Up next: Iowa State Toss Boss verdict: This matchup is going to be a defensive wrestling match with sneakers.
15) Iowa Hawkeyes
Iowa’s season looked wobbly entering the tournament, and then—boom—Alvaro Folgueiras hits the shot that flips everything. Now the Hawkeyes look like the team they were earlier in the year: forcing turnovers, hitting threes, and playing with confidence.
That’s the thing about March: one moment can turn a team into a different animal. Iowa is playing free, and that’s dangerous. If they keep defending and making timely shots, they can absolutely keep this run alive.

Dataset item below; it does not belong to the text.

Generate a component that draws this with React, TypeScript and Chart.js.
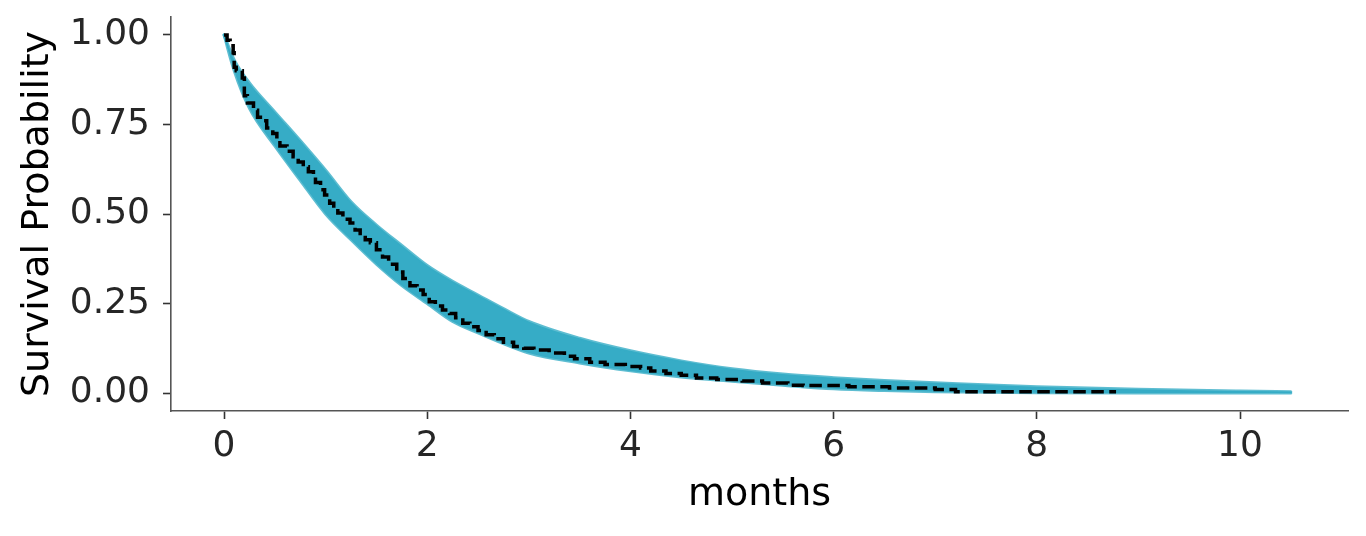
import React, { useEffect, useRef } from 'react';
import { Chart, registerables } from 'chart.js';

Chart.register(...registerables);

const FONT = "'DejaVu Sans', sans-serif";

// Posterior survival band (outer edges of the bundle of sampled curves)
const bandTimes = [0, 0.1, 0.25, 0.5, 0.75, 1, 1.25, 1.5, 1.75, 2, 2.25, 2.5, 2.75, 3, 3.5, 4, 4.5, 5, 5.5, 6, 6.5, 7, 8, 9, 10, 10.5];
const bandUpper = [1.0, 0.93, 0.866, 0.785, 0.705, 0.622, 0.534, 0.469, 0.412, 0.356, 0.312, 0.274, 0.236, 0.2, 0.153, 0.118, 0.09, 0.068, 0.053, 0.043, 0.035, 0.029, 0.018, 0.011, 0.006, 0.004];
const bandLower = [1.0, 0.9, 0.795, 0.69, 0.594, 0.5, 0.428, 0.36, 0.3, 0.25, 0.2, 0.168, 0.138, 0.112, 0.084, 0.062, 0.045, 0.033, 0.022, 0.012, 0.007, 0.004, 0.001, 0, 0, 0];

// Kaplan-Meier estimate (step function)
const kmTimes = [0, 0.03, 0.06, 0.09, 0.1, 0.12, 0.18, 0.2, 0.23, 0.29, 0.33, 0.38, 0.42, 0.48, 0.52, 0.55, 0.62, 0.68, 0.73, 0.78, 0.83, 0.88, 0.9, 0.95, 0.99, 1.04, 1.08, 1.12, 1.17, 1.24, 1.29, 1.34, 1.39, 1.44, 1.5, 1.56, 1.62, 1.7, 1.76, 1.83, 1.9, 1.96, 2.02, 2.08, 2.15, 2.22, 2.28, 2.35, 2.42, 2.5, 2.58, 2.66, 2.75, 2.85, 2.95, 3.05, 3.2, 3.35, 3.45, 3.6, 3.75, 3.95, 4.1, 4.2, 4.35, 4.5, 4.65, 4.85, 5.1, 5.3, 5.55, 5.7, 6.15, 6.55, 7.0, 7.2, 8.78];
const kmSurv = [1.0, 0.985, 0.97, 0.95, 0.91, 0.9, 0.88, 0.83, 0.81, 0.79, 0.77, 0.76, 0.74, 0.725, 0.71, 0.69, 0.675, 0.66, 0.645, 0.632, 0.618, 0.604, 0.588, 0.568, 0.553, 0.53, 0.515, 0.503, 0.485, 0.475, 0.455, 0.44, 0.428, 0.42, 0.4, 0.38, 0.36, 0.338, 0.32, 0.3, 0.288, 0.275, 0.255, 0.243, 0.232, 0.222, 0.21, 0.195, 0.185, 0.175, 0.163, 0.152, 0.142, 0.13, 0.125, 0.12, 0.112, 0.103, 0.096, 0.086, 0.08, 0.074, 0.07, 0.062, 0.055, 0.05, 0.042, 0.038, 0.034, 0.028, 0.022, 0.021, 0.018, 0.014, 0.01, 0.004, 0.004];

const xTicks = [0, 2, 4, 6, 8, 10];
const yTicks = [0, 0.25, 0.5, 0.75, 1.0];

const BLUE = 'rgb(54,172,198)';

export default function App() {
  const ref = useRef<HTMLCanvasElement>(null);

  useEffect(() => {
    const canvas = ref.current;
    if (!canvas) return;
    const chart = new Chart(canvas, {
      type: 'line',
      data: {
        datasets: [
          {
            label: 'Kaplan-Meier',
            data: kmTimes.map((t, i) => ({ x: t, y: kmSurv[i] })),
            borderColor: '#000000',
            borderWidth: 3.5,
            borderDash: [12.5, 5.5],
            stepped: 'before',
            pointRadius: 0,
            fill: false,
          },
          {
            label: 'upper',
            data: bandTimes.map((t, i) => ({ x: t, y: bandUpper[i] })),
            borderColor: 'rgba(54,172,198,0.8)',
            borderWidth: 3,
            borderCapStyle: 'round',
            borderJoinStyle: 'round',
            backgroundColor: BLUE,
            cubicInterpolationMode: 'monotone',
            pointRadius: 0,
            fill: '+1',
          },
          {
            label: 'lower',
            data: bandTimes.map((t, i) => ({ x: t, y: bandLower[i] })),
            borderColor: 'rgba(54,172,198,0.8)',
            borderWidth: 3,
            borderCapStyle: 'round',
            borderJoinStyle: 'round',
            cubicInterpolationMode: 'monotone',
            pointRadius: 0,
            fill: false,
          },
        ],
      },
      options: {
        animation: false,
        responsive: false,
        layout: { padding: { top: 17, right: 18, left: 0, bottom: 0 } },
        plugins: {
          legend: { display: false },
          tooltip: { enabled: false },
        },
        scales: {
          x: {
            type: 'linear',
            min: -0.522,
            max: 11.063,
            afterBuildTicks: (s: any) => {
              s.ticks = xTicks.map((v) => ({ value: v }));
            },
            afterFit: (s: any) => {
              s.height = 125;
              s.paddingLeft = 0;
              s.paddingRight = 0;
            },
            grid: {
              display: true,
              drawOnChartArea: false,
              drawTicks: true,
              tickLength: 8,
              tickWidth: 1.6,
              tickColor: '#333333',
            },
            border: { display: true, color: '#555555', width: 1.6 },
            ticks: {
              font: { family: FONT, size: 36 },
              color: '#262626',
              padding: 6,
              maxRotation: 0,
              autoSkip: false,
              callback: (v: any) => String(v),
            },
            title: {
              display: true,
              text: 'months',
              font: { family: FONT, size: 38 },
              color: '#000000',
              padding: { top: 0, bottom: 18 },
            },
          },
          y: {
            type: 'linear',
            min: -0.05,
            max: 1.05,
            afterBuildTicks: (s: any) => {
              s.ticks = yTicks.map((v) => ({ value: v }));
            },
            afterFit: (s: any) => {
              s.width = 171;
              s.paddingTop = 0;
              s.paddingBottom = 0;
            },
            grid: {
              display: true,
              drawOnChartArea: false,
              drawTicks: true,
              tickLength: 8,
              tickWidth: 1.6,
              tickColor: '#333333',
            },
            border: { display: true, color: '#555555', width: 1.6 },
            ticks: {
              font: { family: FONT, size: 36 },
              color: '#262626',
              padding: 13,
              autoSkip: false,
              callback: (v: any) => Number(v).toFixed(2),
            },
            title: {
              display: true,
              text: 'Survival Probability',
              font: { family: FONT, size: 38 },
              color: '#000000',
              padding: { top: 15, bottom: 0 },
            },
          },
        },
      },
    });
    return () => chart.destroy();
  }, []);

  return (
    <div style={{ position: 'absolute', left: 0, top: 0, width: 1366, height: 536 }}>
      <canvas ref={ref} width={1366} height={536} style={{ width: 1366, height: 536 }} />
    </div>
  );
}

Up next: NebraskaToss Boss verdict: Iowa is the “we’re back” text message nobody wanted to receive.
16) Texas Longhorns
Texas is the closest thing we’ve got to a Cinderella, even if they’re wearing a major-conference suit. They’ve been better than their late-season form, and they’ve got size that’s bothered opponents.
But now they get Purdue, and that’s like being told, “Congrats on making it this far—here’s a flamethrower.” Texas will need to slow the game, defend without fouling, and somehow survive the 3-point barrage.
Up next: Purdue Toss Boss verdict: Texas is brave. Purdue is hot. This is a dangerous combination.
Final Toss Boss Take: The Weirdness Test
The top tier is real: Arizona, Michigan, Duke, Houston, Illinois. But the gap isn’t huge, because March doesn’t care about your résumé—it cares about your next 40 minutes.
The question that decides everything: can anyone keep their composure when the game gets weird? Because it will. It always does. And the team that handles the weirdness best is usually the one cutting down the nets.